[START Records for this task]

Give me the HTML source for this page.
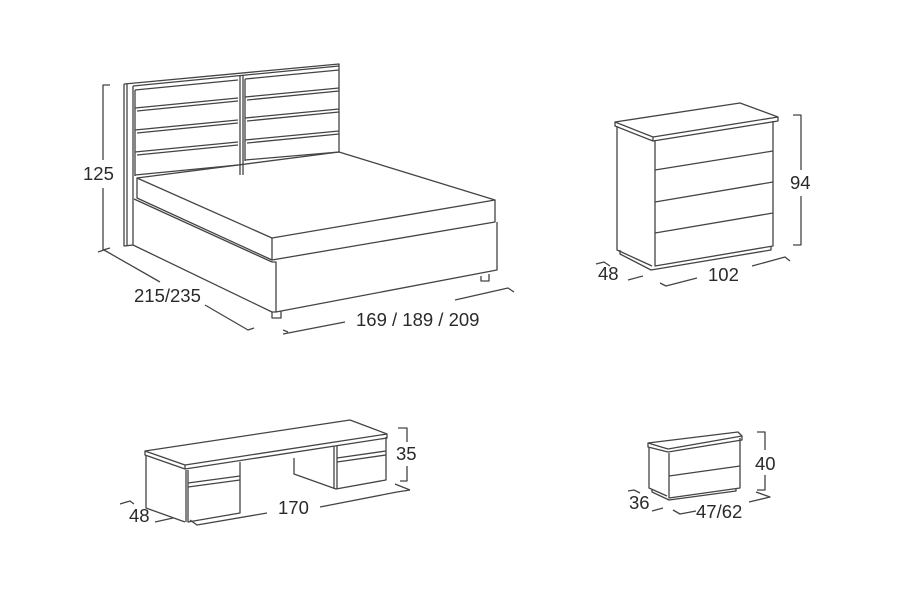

[END Records for this task]
[START Records for this task]

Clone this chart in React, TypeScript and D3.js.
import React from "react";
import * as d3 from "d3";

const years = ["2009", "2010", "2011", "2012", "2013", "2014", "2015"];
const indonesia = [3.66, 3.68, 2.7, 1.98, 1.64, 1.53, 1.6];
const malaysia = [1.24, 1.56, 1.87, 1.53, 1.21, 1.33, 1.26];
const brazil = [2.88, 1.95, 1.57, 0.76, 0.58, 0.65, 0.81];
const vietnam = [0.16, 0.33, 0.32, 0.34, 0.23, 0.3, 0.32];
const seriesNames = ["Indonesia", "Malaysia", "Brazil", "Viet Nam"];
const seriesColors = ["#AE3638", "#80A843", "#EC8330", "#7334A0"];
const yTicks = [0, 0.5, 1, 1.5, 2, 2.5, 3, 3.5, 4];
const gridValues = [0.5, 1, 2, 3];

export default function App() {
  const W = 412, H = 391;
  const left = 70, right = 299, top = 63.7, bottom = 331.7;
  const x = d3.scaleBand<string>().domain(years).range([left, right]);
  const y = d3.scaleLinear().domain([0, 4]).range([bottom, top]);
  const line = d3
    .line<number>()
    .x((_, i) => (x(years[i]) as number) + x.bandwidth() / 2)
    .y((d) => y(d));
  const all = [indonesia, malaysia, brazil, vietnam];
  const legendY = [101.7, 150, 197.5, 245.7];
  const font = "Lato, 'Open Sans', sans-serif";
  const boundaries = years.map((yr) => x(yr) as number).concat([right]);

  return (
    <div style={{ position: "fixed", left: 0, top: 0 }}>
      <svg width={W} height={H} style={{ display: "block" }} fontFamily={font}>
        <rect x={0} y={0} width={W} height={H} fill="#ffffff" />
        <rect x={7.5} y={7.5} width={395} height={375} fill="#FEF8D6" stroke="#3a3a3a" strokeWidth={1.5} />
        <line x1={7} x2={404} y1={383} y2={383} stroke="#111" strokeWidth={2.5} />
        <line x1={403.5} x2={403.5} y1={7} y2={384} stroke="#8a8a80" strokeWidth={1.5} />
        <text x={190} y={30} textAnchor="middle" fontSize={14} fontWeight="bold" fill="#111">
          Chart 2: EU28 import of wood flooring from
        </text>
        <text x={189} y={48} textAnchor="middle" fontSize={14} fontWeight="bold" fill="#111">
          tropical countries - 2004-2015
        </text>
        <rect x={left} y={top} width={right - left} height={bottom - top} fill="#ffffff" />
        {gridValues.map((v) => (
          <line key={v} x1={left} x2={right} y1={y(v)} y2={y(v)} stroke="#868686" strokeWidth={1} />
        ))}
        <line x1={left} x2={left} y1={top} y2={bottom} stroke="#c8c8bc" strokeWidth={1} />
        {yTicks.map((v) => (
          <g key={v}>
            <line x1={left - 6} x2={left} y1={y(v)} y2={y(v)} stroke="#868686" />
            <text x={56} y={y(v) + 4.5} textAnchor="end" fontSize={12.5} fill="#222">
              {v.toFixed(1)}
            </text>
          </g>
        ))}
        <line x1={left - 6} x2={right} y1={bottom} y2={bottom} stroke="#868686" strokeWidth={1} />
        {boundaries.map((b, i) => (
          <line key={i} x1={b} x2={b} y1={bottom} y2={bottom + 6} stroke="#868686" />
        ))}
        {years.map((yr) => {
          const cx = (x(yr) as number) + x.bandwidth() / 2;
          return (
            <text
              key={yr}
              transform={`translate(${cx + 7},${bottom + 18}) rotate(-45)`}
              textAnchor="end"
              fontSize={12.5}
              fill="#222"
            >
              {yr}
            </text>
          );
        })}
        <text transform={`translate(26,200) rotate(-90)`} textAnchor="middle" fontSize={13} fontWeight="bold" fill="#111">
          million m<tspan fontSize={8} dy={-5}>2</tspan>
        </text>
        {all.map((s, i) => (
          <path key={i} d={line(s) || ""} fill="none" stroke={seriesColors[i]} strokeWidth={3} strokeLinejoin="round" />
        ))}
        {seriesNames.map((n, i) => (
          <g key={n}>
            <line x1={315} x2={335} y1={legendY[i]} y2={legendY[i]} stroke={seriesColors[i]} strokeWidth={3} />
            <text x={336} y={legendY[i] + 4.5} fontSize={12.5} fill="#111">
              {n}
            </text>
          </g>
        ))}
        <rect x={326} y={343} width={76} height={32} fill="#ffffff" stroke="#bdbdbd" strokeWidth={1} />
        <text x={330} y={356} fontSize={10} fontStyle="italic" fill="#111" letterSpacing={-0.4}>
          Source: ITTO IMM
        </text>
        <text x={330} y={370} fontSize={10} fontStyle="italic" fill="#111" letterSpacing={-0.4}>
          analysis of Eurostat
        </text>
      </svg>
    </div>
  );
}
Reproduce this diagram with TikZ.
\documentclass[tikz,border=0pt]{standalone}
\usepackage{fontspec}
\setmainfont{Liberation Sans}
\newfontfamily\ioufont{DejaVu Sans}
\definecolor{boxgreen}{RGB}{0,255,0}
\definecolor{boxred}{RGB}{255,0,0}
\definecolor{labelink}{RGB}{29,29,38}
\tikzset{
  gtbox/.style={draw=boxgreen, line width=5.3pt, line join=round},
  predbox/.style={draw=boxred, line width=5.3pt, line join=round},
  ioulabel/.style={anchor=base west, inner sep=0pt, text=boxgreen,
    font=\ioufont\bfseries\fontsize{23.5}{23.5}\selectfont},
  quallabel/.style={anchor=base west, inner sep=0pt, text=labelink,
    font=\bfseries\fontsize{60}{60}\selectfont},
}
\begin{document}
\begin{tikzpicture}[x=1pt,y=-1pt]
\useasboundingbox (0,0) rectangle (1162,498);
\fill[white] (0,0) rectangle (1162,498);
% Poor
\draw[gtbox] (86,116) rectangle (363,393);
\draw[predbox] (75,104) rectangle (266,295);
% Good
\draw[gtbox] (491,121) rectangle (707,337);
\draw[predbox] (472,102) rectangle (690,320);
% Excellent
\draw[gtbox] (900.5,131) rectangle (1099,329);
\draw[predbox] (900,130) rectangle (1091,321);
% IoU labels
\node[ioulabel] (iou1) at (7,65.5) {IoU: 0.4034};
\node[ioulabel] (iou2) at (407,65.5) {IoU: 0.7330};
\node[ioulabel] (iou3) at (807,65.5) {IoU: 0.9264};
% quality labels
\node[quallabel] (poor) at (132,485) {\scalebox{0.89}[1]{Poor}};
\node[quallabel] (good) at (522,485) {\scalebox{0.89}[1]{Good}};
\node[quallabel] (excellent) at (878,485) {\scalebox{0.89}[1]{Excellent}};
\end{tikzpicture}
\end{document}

[END Records for this task]
[START Records for this task]

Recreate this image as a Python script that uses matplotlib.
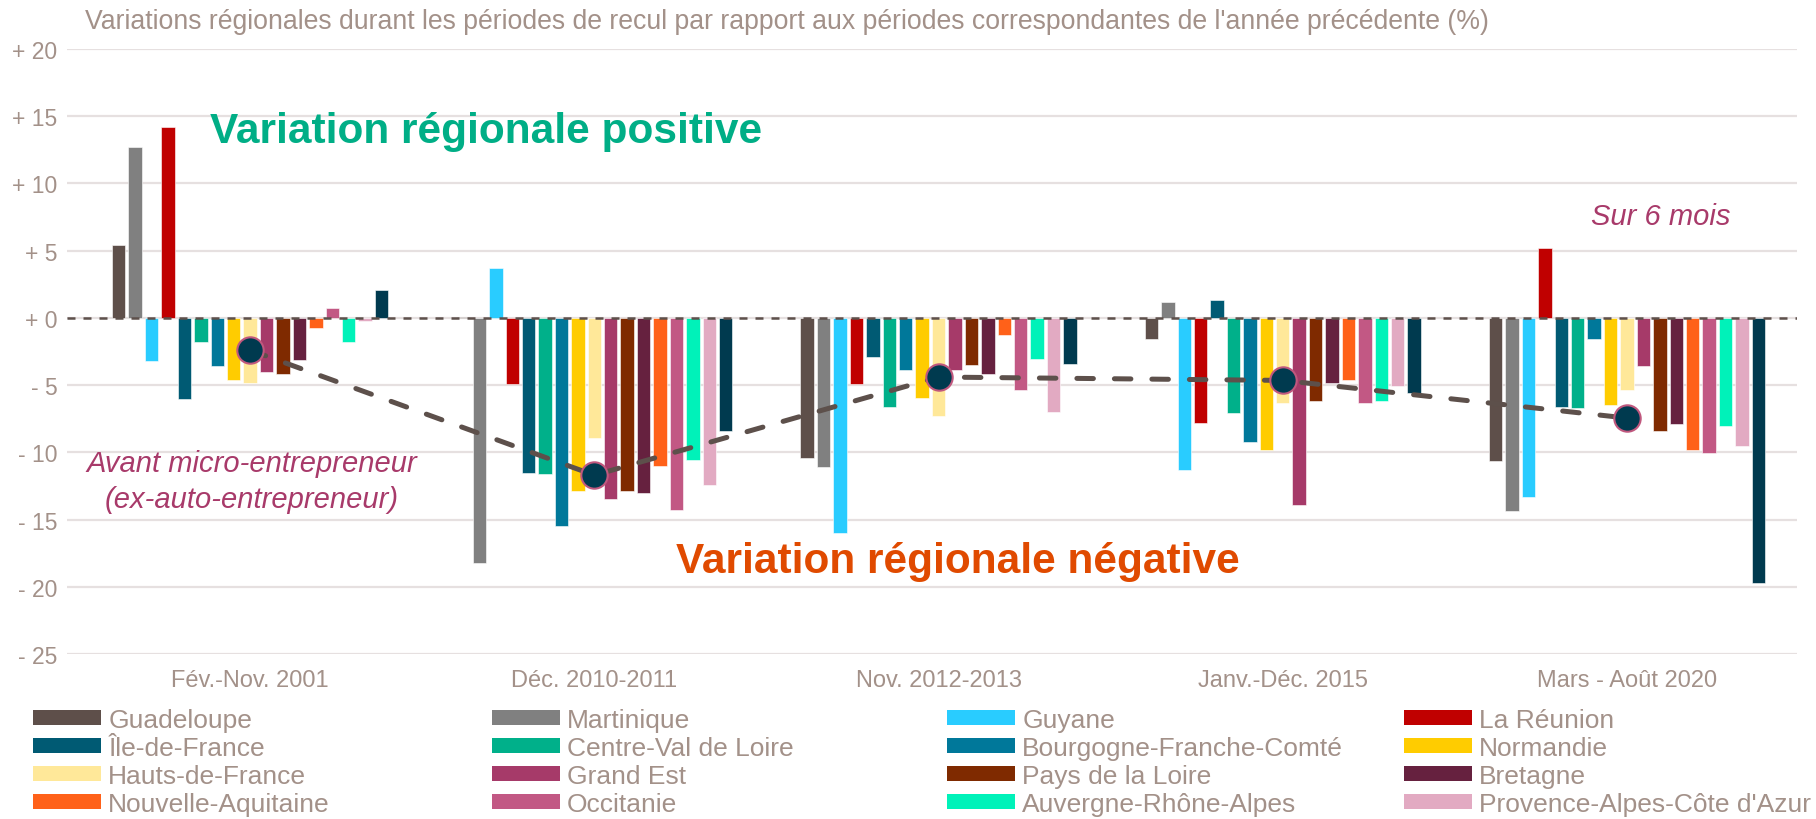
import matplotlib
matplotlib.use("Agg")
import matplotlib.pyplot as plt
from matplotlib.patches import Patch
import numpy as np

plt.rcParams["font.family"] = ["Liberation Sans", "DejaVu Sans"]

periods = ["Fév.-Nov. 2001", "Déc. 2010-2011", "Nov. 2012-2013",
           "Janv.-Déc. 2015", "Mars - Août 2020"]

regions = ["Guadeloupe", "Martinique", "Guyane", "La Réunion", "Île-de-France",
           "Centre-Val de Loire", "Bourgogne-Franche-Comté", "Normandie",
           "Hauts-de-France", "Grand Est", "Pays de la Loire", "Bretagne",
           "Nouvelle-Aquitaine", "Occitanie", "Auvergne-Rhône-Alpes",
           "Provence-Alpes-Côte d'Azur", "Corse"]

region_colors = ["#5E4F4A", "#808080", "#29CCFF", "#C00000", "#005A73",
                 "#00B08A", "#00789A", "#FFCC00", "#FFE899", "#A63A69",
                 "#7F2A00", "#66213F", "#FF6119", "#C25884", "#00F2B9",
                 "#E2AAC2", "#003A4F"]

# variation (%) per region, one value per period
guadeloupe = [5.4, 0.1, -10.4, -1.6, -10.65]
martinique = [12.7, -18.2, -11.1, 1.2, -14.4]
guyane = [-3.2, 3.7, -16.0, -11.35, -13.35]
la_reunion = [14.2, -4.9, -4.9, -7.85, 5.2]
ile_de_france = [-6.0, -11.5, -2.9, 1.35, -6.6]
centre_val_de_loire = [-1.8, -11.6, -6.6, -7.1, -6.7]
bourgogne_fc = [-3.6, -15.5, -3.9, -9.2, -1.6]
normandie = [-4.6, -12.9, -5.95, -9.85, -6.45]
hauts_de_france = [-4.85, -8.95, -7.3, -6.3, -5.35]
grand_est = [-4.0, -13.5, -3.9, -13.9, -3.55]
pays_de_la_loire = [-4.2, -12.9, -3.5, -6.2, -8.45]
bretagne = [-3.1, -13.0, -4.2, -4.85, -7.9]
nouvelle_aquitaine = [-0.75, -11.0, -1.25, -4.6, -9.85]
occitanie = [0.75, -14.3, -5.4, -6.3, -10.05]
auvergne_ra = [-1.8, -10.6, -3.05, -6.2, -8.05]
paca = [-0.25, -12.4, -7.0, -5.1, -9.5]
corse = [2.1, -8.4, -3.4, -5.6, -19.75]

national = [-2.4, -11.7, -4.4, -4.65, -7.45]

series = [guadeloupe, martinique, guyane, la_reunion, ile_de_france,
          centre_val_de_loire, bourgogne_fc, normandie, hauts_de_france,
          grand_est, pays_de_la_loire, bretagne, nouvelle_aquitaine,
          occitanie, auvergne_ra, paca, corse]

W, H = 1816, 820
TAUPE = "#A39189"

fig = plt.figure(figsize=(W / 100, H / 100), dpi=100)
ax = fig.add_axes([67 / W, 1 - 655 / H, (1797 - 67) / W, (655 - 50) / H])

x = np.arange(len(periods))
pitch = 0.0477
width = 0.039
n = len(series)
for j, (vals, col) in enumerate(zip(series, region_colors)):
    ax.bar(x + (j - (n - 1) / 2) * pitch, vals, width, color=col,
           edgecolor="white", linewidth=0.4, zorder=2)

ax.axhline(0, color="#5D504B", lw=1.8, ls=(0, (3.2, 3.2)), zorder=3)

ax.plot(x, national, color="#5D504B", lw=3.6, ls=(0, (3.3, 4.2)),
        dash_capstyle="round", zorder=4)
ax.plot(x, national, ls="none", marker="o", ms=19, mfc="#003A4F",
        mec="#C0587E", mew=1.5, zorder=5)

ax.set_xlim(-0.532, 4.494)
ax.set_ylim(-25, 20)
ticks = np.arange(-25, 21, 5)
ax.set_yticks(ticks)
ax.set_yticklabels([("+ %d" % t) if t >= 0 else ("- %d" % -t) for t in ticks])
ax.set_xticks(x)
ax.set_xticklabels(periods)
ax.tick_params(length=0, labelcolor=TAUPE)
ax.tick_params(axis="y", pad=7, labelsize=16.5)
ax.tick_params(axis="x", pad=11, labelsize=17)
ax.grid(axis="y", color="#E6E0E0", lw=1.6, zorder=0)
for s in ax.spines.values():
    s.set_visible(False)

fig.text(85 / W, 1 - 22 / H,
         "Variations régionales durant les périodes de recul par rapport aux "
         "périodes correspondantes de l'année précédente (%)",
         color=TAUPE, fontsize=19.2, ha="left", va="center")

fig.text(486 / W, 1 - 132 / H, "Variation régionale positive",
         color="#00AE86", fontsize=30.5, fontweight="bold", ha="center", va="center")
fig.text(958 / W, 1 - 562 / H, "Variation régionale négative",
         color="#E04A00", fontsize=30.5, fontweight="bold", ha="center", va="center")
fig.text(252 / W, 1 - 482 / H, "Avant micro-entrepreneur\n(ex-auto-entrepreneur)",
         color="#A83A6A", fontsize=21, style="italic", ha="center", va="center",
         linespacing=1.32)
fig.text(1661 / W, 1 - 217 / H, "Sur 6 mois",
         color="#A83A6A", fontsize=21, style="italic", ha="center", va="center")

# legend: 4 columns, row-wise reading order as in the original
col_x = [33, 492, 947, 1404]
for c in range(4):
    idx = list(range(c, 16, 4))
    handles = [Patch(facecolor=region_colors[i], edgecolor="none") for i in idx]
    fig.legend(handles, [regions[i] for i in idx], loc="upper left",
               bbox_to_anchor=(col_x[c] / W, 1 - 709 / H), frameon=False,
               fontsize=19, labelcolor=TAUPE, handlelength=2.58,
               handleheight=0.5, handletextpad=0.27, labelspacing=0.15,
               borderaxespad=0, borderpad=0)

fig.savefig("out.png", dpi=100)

[END Records for this task]

Exactly the lines from the line that has "Clone this chart" through the line that has "const gridValues = [0.5, 1, 2, 3];" are to be repeated, both included, with nothing added.

Complete output -
Clone this chart in React, TypeScript and D3.js.
import React from "react";
import * as d3 from "d3";

const years = ["2009", "2010", "2011", "2012", "2013", "2014", "2015"];
const indonesia = [3.66, 3.68, 2.7, 1.98, 1.64, 1.53, 1.6];
const malaysia = [1.24, 1.56, 1.87, 1.53, 1.21, 1.33, 1.26];
const brazil = [2.88, 1.95, 1.57, 0.76, 0.58, 0.65, 0.81];
const vietnam = [0.16, 0.33, 0.32, 0.34, 0.23, 0.3, 0.32];
const seriesNames = ["Indonesia", "Malaysia", "Brazil", "Viet Nam"];
const seriesColors = ["#AE3638", "#80A843", "#EC8330", "#7334A0"];
const yTicks = [0, 0.5, 1, 1.5, 2, 2.5, 3, 3.5, 4];
const gridValues = [0.5, 1, 2, 3];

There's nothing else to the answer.